Working from the top of the listing below, retype each line through the line containing "const Y_MAX = 6.42;", both included, with no pictures.

-- Start of Dataset content --

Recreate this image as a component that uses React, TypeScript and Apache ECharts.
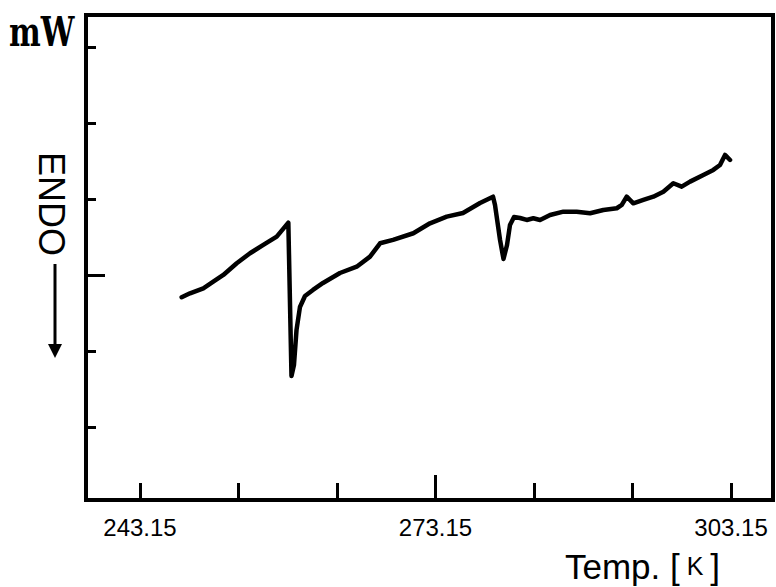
import React, { useEffect, useRef } from "react";
import * as echarts from "echarts";

// Temperature (K) and DSC signal (arbitrary units, one unit per y tick)
const temps = [
  247.38, 248.23, 249.58, 250.59, 251.61, 252.97, 254.32, 255.67, 257.03, 258.21,
  258.53, 258.78, 259.04, 259.39, 259.9, 260.71, 261.73, 263.45, 265.15, 266.5,
  267.52, 268.84, 270.9, 272.59, 274.29, 275.94, 277.67, 278.99, 279.19, 279.7,
  280.05, 280.41, 280.71, 281.12, 281.73, 282.41, 283.08, 283.76, 284.78, 286.13,
  287.48, 288.84, 290.19, 291.55, 292.06, 292.56, 293.23, 294.25, 295.26, 296.28,
  297.29, 298.14, 298.99, 300.34, 301.35, 302.03, 302.54, 303.05,
];
const signal = [
  2.707, 2.759, 2.825, 2.912, 3.0, 3.154, 3.286, 3.395, 3.504, 3.688,
  1.671, 1.816, 2.276, 2.579, 2.724, 2.803, 2.895, 3.026, 3.109, 3.241,
  3.417, 3.461, 3.549, 3.68, 3.767, 3.816, 3.947, 4.03, 3.921, 3.461,
  3.211, 3.395, 3.658, 3.763, 3.75, 3.724, 3.746, 3.724, 3.789, 3.833,
  3.833, 3.812, 3.855, 3.878, 3.921, 4.03, 3.943, 3.987, 4.03, 4.096,
  4.207, 4.162, 4.228, 4.316, 4.382, 4.447, 4.579, 4.513,
];
const xTickValues = [243.15, 253.15, 263.15, 273.15, 283.15, 293.15, 303.15];
const xLabelValues = [243.15, 273.15, 303.15];
const xMajorTick = [273.15];
const yTickValues = [1, 2, 3, 4, 5, 6];
const yMajorTick = [3];

const X_MIN = 237.67;
const X_MAX = 307.41;
const Y_MIN = 0.04;
const Y_MAX = 6.42;

export default function App() {
  const ref = useRef<HTMLDivElement>(null);
  useEffect(() => {
    const chart = echarts.init(ref.current!, null, { renderer: "svg" });
    const data = temps.map((t, i) => [t, signal[i]]);
    const sans = "Liberation Sans";
    chart.setOption({
      animation: false,
      backgroundColor: "#ffffff",
      grid: {
        left: 86,
        right: 3,
        top: 15,
        bottom: 87,
        show: true,
        borderColor: "#000",
        borderWidth: 4,
        backgroundColor: "transparent",
      },
      xAxis: [
        {
          type: "value",
          min: X_MIN,
          max: X_MAX,
          position: "bottom",
          axisLine: { show: false },
          splitLine: { show: false },
          axisTick: {
            show: true,
            inside: true,
            length: 17,
            customValues: xTickValues,
            lineStyle: { color: "#000", width: 3 },
          },
          axisLabel: {
            show: true,
            customValues: xLabelValues,
            formatter: (v: number) => v.toFixed(2),
            color: "#000",
            fontFamily: sans,
            fontSize: 24,
            margin: 15,
          },
        },
        {
          type: "value",
          min: X_MIN,
          max: X_MAX,
          position: "bottom",
          axisLine: { show: false },
          splitLine: { show: false },
          axisTick: {
            show: true,
            inside: true,
            length: 25,
            customValues: xMajorTick,
            lineStyle: { color: "#000", width: 3 },
          },
          axisLabel: { show: false },
        },
      ],
      yAxis: [
        {
          type: "value",
          min: Y_MIN,
          max: Y_MAX,
          position: "left",
          axisLine: { show: false },
          splitLine: { show: false },
          axisTick: {
            show: true,
            inside: true,
            length: 10,
            customValues: yTickValues,
            lineStyle: { color: "#000", width: 3 },
          },
          axisLabel: { show: false },
        },
        {
          type: "value",
          min: Y_MIN,
          max: Y_MAX,
          position: "left",
          axisLine: { show: false },
          splitLine: { show: false },
          axisTick: {
            show: true,
            inside: true,
            length: 19,
            customValues: yMajorTick,
            lineStyle: { color: "#000", width: 3 },
          },
          axisLabel: { show: false },
        },
      ],
      series: [
        {
          type: "line",
          xAxisIndex: 0,
          yAxisIndex: 0,
          data,
          showSymbol: false,
          symbol: "none",
          smooth: false,
          lineStyle: { color: "#000", width: 4.5, join: "round", cap: "round" },
        },
      ],
      graphic: [
        {
          type: "text",
          x: 9,
          y: 12,
          scaleY: 1.35,
          style: {
            text: "mW",
            fontFamily: "DejaVu Serif",
            fontWeight: "bold",
            fontSize: 30,
            fill: "#000",
            textAlign: "left",
            textVerticalAlign: "top",
          },
        },
        {
          type: "text",
          x: 51,
          y: 152,
          rotation: -Math.PI / 2,
          style: {
            text: "ENDO",
            fontFamily: sans,
            fontSize: 36,
            fill: "#000",
            textAlign: "left",
            textVerticalAlign: "middle",
          },
        },
        {
          type: "line",
          shape: { x1: 55, y1: 264, x2: 55, y2: 348 },
          style: { stroke: "#000", lineWidth: 3 },
        },
        {
          type: "polygon",
          shape: { points: [[48, 344], [62, 344], [55, 358]] },
          style: { fill: "#000" },
        },
        {
          type: "text",
          x: 565,
          y: 566,
          style: {
            text: "{a|Temp. [}{k| K }{a|]}",
            textVerticalAlign: "middle",
            rich: {
              a: { fontFamily: sans, fontSize: 35, fill: "#000", color: "#000" },
              k: { fontFamily: sans, fontSize: 25, fill: "#000", color: "#000" },
            },
          },
        },
      ],
    });
    return () => chart.dispose();
  }, []);
  return (
    <div
      ref={ref}
      style={{ position: "absolute", left: 0, top: 0, width: 776, height: 587 }}
    />
  );
}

-- End of Dataset content --

### Completed task
Recreate this image as a component that uses React, TypeScript and Apache ECharts.
import React, { useEffect, useRef } from "react";
import * as echarts from "echarts";

// Temperature (K) and DSC signal (arbitrary units, one unit per y tick)
const temps = [
  247.38, 248.23, 249.58, 250.59, 251.61, 252.97, 254.32, 255.67, 257.03, 258.21,
  258.53, 258.78, 259.04, 259.39, 259.9, 260.71, 261.73, 263.45, 265.15, 266.5,
  267.52, 268.84, 270.9, 272.59, 274.29, 275.94, 277.67, 278.99, 279.19, 279.7,
  280.05, 280.41, 280.71, 281.12, 281.73, 282.41, 283.08, 283.76, 284.78, 286.13,
  287.48, 288.84, 290.19, 291.55, 292.06, 292.56, 293.23, 294.25, 295.26, 296.28,
  297.29, 298.14, 298.99, 300.34, 301.35, 302.03, 302.54, 303.05,
];
const signal = [
  2.707, 2.759, 2.825, 2.912, 3.0, 3.154, 3.286, 3.395, 3.504, 3.688,
  1.671, 1.816, 2.276, 2.579, 2.724, 2.803, 2.895, 3.026, 3.109, 3.241,
  3.417, 3.461, 3.549, 3.68, 3.767, 3.816, 3.947, 4.03, 3.921, 3.461,
  3.211, 3.395, 3.658, 3.763, 3.75, 3.724, 3.746, 3.724, 3.789, 3.833,
  3.833, 3.812, 3.855, 3.878, 3.921, 4.03, 3.943, 3.987, 4.03, 4.096,
  4.207, 4.162, 4.228, 4.316, 4.382, 4.447, 4.579, 4.513,
];
const xTickValues = [243.15, 253.15, 263.15, 273.15, 283.15, 293.15, 303.15];
const xLabelValues = [243.15, 273.15, 303.15];
const xMajorTick = [273.15];
const yTickValues = [1, 2, 3, 4, 5, 6];
const yMajorTick = [3];

const X_MIN = 237.67;
const X_MAX = 307.41;
const Y_MIN = 0.04;
const Y_MAX = 6.42;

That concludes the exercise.